#### AIM OF THE EXERCISE:
Return nothing but the lines from the one with "What D3.js code" through the one with "width - margin.right]);" in the data below, word for word and without pictures.

#### DATA EXTRACT:
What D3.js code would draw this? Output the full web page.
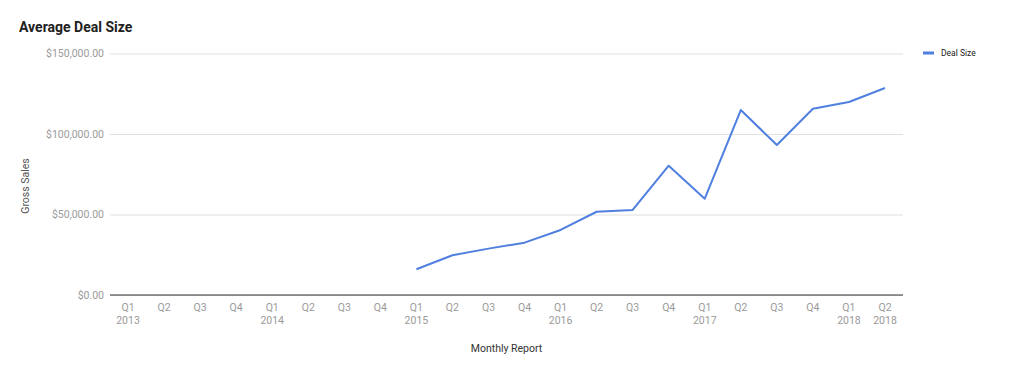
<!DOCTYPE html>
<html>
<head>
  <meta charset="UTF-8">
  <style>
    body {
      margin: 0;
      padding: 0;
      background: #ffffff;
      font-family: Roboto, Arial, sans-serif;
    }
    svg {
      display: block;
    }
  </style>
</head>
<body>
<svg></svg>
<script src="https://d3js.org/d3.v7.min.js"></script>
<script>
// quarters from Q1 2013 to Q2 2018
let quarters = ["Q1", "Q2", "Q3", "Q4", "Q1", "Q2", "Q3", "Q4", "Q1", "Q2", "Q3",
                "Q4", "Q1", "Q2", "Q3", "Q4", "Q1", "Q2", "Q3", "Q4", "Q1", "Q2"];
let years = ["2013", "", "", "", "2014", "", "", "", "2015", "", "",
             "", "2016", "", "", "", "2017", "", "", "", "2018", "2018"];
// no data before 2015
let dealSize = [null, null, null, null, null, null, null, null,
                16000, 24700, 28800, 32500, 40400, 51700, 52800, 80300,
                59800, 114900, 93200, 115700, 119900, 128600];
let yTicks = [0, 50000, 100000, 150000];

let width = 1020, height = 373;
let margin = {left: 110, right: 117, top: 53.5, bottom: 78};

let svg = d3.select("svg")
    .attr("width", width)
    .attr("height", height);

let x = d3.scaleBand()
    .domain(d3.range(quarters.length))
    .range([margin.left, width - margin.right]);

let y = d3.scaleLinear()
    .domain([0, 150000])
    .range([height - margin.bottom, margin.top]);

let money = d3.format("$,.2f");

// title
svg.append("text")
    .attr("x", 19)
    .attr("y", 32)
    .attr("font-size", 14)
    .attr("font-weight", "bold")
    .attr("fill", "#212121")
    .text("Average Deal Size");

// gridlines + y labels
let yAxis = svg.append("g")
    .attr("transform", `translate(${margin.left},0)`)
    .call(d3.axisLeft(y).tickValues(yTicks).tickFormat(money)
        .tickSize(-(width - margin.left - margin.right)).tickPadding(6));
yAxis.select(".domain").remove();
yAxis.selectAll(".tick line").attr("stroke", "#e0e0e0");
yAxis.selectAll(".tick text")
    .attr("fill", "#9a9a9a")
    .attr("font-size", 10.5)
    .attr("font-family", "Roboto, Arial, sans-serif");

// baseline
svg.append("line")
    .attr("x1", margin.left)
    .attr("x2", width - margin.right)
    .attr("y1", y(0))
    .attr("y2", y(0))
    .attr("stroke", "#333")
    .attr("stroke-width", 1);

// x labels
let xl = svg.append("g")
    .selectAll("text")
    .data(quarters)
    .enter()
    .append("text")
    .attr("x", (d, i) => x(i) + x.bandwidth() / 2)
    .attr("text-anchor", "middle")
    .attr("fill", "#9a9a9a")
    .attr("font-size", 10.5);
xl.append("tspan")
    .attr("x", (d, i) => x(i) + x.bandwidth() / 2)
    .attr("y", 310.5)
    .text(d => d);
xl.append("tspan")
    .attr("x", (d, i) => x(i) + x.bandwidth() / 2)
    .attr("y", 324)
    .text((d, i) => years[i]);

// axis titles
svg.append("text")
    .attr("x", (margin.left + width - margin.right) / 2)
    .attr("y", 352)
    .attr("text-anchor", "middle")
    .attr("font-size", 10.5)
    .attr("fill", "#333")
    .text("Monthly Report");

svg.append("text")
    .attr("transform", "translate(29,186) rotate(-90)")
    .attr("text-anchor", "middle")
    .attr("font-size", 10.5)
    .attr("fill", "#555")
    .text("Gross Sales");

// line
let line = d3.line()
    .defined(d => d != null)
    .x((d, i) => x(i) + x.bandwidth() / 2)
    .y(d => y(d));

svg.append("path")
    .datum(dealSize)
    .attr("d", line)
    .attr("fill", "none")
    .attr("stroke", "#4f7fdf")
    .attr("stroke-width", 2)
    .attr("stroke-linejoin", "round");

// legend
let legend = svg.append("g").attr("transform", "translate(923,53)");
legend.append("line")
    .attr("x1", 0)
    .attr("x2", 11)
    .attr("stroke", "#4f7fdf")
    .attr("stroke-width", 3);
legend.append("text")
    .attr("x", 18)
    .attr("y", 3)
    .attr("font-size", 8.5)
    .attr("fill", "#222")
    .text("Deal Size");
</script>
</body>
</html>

==

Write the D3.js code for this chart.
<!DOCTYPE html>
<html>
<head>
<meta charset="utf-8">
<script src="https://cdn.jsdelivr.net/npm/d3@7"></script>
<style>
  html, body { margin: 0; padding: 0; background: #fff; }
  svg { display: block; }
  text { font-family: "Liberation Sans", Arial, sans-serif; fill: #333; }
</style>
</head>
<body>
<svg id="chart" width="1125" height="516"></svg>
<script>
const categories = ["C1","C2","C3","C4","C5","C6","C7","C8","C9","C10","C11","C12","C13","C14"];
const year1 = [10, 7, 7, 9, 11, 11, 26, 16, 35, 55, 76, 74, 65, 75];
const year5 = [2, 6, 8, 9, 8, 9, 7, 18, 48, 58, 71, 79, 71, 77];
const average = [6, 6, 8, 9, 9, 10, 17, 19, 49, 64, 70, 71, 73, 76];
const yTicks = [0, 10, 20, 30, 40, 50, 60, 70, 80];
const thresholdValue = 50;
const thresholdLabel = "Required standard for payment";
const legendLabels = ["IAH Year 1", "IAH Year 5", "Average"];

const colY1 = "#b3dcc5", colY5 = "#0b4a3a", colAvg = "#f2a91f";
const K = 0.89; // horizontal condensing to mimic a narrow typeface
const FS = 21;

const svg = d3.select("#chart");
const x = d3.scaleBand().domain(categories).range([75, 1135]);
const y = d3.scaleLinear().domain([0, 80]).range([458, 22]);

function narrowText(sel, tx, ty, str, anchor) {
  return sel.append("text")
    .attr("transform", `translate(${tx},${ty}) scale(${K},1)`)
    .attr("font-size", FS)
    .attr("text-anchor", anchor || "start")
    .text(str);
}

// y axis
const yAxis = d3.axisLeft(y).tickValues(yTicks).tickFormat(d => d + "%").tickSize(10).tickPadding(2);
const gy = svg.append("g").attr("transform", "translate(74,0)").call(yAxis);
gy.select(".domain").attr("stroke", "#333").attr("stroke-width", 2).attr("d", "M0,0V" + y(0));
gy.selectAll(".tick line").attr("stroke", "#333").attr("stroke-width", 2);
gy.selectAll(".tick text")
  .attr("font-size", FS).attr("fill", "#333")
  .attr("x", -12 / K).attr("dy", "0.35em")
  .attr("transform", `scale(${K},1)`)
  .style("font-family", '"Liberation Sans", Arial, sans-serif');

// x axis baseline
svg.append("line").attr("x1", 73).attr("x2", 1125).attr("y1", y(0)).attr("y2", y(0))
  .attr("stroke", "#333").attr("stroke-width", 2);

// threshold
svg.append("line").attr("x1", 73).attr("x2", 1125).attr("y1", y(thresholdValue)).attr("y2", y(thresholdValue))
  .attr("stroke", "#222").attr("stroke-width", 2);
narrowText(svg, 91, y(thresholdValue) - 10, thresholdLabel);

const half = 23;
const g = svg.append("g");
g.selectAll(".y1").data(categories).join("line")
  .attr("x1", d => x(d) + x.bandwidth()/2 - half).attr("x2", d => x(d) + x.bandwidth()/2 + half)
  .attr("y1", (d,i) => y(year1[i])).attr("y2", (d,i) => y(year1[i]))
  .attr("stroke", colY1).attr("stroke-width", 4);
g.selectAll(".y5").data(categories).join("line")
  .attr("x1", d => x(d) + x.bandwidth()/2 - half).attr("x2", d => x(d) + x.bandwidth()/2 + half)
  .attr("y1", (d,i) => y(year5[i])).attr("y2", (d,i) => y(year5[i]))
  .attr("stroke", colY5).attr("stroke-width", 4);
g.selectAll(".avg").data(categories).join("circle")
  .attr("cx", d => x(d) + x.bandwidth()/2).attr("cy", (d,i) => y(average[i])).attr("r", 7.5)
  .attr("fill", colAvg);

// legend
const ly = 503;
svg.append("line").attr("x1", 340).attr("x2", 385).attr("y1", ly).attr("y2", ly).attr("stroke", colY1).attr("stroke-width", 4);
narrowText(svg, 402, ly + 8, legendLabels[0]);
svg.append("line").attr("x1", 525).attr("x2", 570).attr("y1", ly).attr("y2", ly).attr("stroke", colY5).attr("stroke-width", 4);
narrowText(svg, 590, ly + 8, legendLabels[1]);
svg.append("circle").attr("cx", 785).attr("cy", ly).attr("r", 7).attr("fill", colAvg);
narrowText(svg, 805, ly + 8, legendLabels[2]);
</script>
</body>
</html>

#### CORRECT RESPONSE:
What D3.js code would draw this? Output the full web page.
<!DOCTYPE html>
<html>
<head>
  <meta charset="UTF-8">
  <style>
    body {
      margin: 0;
      padding: 0;
      background: #ffffff;
      font-family: Roboto, Arial, sans-serif;
    }
    svg {
      display: block;
    }
  </style>
</head>
<body>
<svg></svg>
<script src="https://d3js.org/d3.v7.min.js"></script>
<script>
// quarters from Q1 2013 to Q2 2018
let quarters = ["Q1", "Q2", "Q3", "Q4", "Q1", "Q2", "Q3", "Q4", "Q1", "Q2", "Q3",
                "Q4", "Q1", "Q2", "Q3", "Q4", "Q1", "Q2", "Q3", "Q4", "Q1", "Q2"];
let years = ["2013", "", "", "", "2014", "", "", "", "2015", "", "",
             "", "2016", "", "", "", "2017", "", "", "", "2018", "2018"];
// no data before 2015
let dealSize = [null, null, null, null, null, null, null, null,
                16000, 24700, 28800, 32500, 40400, 51700, 52800, 80300,
                59800, 114900, 93200, 115700, 119900, 128600];
let yTicks = [0, 50000, 100000, 150000];

let width = 1020, height = 373;
let margin = {left: 110, right: 117, top: 53.5, bottom: 78};

let svg = d3.select("svg")
    .attr("width", width)
    .attr("height", height);

let x = d3.scaleBand()
    .domain(d3.range(quarters.length))
    .range([margin.left, width - margin.right]);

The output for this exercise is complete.